Para colocar corretamente um colar, é preciso que o socorrista posicione-se ao lado da vítima, de joelhos. De joelho no chão? Com uma linda calça branca de médico? Mais um elemento que não favorece a posição. Quando você está vestido de branco, você não deita no chão, não se ajoelha: você fica em pé, para se manter limpo. E neste caso, você fica numa posição que aumenta o risco de colocar mal o colar.

Sapadores-Bombeiros

Nas corporações de Sapadores-Bombeiros, tentamos acertar todos esses detalhes, um por um.

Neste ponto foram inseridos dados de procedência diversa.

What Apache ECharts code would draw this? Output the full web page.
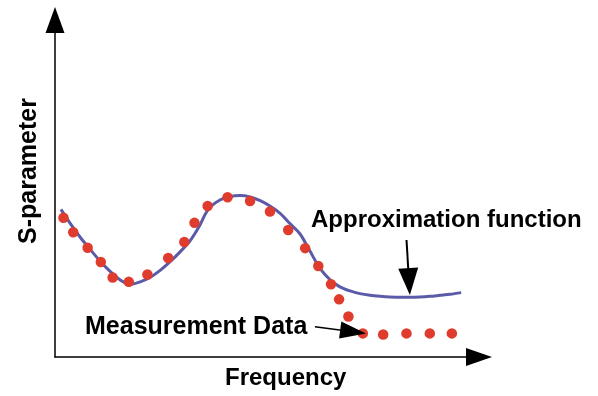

  • O uniforme é reforçado nos joelhos. Não há desculpa para evitar trabalhar na posição correta.
  • Os colares são arrumados desmontados, numa sacola fechada. Aumento da higiene, facilidade de transporte, necessidade de medir para escolher o colar certo, montagem calma.
  • Equipe de 4 socorristas na ambulância. Então, há um socorrista para a cabeça, que só faz isso: segurar a cabeça, o que deixa um pouco mais de tempo para fazer tudo o que é necessário.
  • Aprendizagem de vários métodos para segurar a cabeça, permitindo não atrapalhar a colocação do colar.
  • O socorrista que coloca o colar frequentemente é ajudado por um outro socorrista, que afasta as roupas da vítima para uma melhor fixação.
  • Competências equivalentes de todos os membros da equipe. Não há "o médico que sabe", ou seja, alguém a quem os outros teriam um pouco de medo de dizer "você colocou o colar invertido".

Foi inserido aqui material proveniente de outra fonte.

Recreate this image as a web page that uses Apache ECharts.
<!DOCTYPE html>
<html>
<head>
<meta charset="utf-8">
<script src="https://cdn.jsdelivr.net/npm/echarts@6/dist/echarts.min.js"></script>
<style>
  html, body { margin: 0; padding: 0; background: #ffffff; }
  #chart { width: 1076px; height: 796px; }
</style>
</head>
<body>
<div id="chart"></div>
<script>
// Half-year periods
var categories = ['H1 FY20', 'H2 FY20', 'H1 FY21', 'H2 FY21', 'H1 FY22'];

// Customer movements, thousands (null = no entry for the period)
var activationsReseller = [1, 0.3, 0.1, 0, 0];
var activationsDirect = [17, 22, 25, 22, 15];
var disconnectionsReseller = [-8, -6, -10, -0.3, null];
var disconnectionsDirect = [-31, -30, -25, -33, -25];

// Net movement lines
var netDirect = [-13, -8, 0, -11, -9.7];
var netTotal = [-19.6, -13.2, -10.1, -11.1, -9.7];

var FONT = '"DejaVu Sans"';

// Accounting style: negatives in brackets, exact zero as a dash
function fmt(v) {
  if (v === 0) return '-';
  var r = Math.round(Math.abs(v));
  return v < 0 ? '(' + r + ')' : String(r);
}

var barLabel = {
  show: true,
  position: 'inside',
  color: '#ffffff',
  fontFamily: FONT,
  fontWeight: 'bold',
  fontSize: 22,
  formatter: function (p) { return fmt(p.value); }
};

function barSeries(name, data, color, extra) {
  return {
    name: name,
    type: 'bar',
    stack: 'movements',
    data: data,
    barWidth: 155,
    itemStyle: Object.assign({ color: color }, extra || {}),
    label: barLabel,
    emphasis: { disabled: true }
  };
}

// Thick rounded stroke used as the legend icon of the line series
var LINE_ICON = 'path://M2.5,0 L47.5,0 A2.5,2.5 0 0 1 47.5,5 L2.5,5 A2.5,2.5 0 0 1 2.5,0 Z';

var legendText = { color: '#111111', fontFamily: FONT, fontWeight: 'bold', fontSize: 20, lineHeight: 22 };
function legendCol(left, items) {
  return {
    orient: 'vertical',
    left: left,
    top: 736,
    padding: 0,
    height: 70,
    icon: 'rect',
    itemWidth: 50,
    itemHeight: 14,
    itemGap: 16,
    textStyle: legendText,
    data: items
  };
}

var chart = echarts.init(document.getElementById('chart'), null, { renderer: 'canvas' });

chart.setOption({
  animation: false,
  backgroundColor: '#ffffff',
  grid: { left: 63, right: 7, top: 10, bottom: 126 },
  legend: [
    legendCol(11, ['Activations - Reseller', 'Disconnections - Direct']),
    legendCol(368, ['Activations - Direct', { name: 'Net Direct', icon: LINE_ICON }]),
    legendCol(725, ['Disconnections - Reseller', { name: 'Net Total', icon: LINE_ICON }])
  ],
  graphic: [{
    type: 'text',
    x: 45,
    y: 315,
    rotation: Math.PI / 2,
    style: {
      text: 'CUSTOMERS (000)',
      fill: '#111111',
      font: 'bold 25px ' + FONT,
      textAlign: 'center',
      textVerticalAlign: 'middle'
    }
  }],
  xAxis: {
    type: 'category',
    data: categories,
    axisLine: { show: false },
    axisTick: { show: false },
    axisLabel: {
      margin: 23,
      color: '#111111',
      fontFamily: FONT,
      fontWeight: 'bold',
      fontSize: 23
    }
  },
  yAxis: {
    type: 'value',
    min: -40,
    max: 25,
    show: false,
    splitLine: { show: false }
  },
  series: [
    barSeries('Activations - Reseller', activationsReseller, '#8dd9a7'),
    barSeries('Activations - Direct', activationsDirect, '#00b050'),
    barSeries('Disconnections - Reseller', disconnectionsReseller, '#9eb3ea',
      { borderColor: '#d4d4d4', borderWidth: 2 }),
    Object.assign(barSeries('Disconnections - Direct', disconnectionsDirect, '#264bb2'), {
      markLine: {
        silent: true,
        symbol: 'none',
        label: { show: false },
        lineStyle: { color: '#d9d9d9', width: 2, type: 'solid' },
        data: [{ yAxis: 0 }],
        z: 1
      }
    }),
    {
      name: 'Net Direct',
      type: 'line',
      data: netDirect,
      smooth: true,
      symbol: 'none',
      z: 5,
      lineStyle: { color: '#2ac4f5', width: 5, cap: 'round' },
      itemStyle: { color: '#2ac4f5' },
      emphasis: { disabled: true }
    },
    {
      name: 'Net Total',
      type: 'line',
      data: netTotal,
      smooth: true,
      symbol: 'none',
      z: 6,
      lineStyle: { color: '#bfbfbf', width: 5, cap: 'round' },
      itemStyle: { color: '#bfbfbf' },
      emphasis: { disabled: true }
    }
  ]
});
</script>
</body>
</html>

Todas as formações dos Sapadores-Bombeiros são feitas em turmas bem pequenas (6 a 8 alunos) e grande número de formadores (2 a 4 por grupo de alunos). A colocação do colar é dividida em duas sequências: uma que explica a medida, a montagem e a escolha do sentido, a segunda sequência que explica a colocação. Cada aluno realiza cada exercício várias vezes, com os formadores cuidando de mudar a posição das vítimas, evitando assim o gesto automático de colocação, automatismo cujo resultado os vídeos mostram bem.

Conclusão

Se colocar um colar cervical parece fácil, a realidade mostra que o sucesso depende de vários pequenos detalhes. Os formadores nos Sapadores-Bombeiros, com formação em pedagogia, conhecem os possíveis problemas de uma demonstração aparentemente simples.
Ainda mais sabendo que posicionar uma vítima numa prancha não é, no conjunto, mais difícil do que colocar um colar cervical, podemos questionar a qualidade geral do socorro e o nível de formação: Se todo mundo acha que consegue colocar um colar, e também que consegue colocar a vítima na prancha, transportá-la, fazer massagem cardíaca, etc... mas se a formação relativa ao simples colar cervical não é adequada (o que constatamos assistindo os vídeos...) por que a formação seria boa no restante? Temos certeza da qualidade das aulas? Não seria uma qualidade ilusória?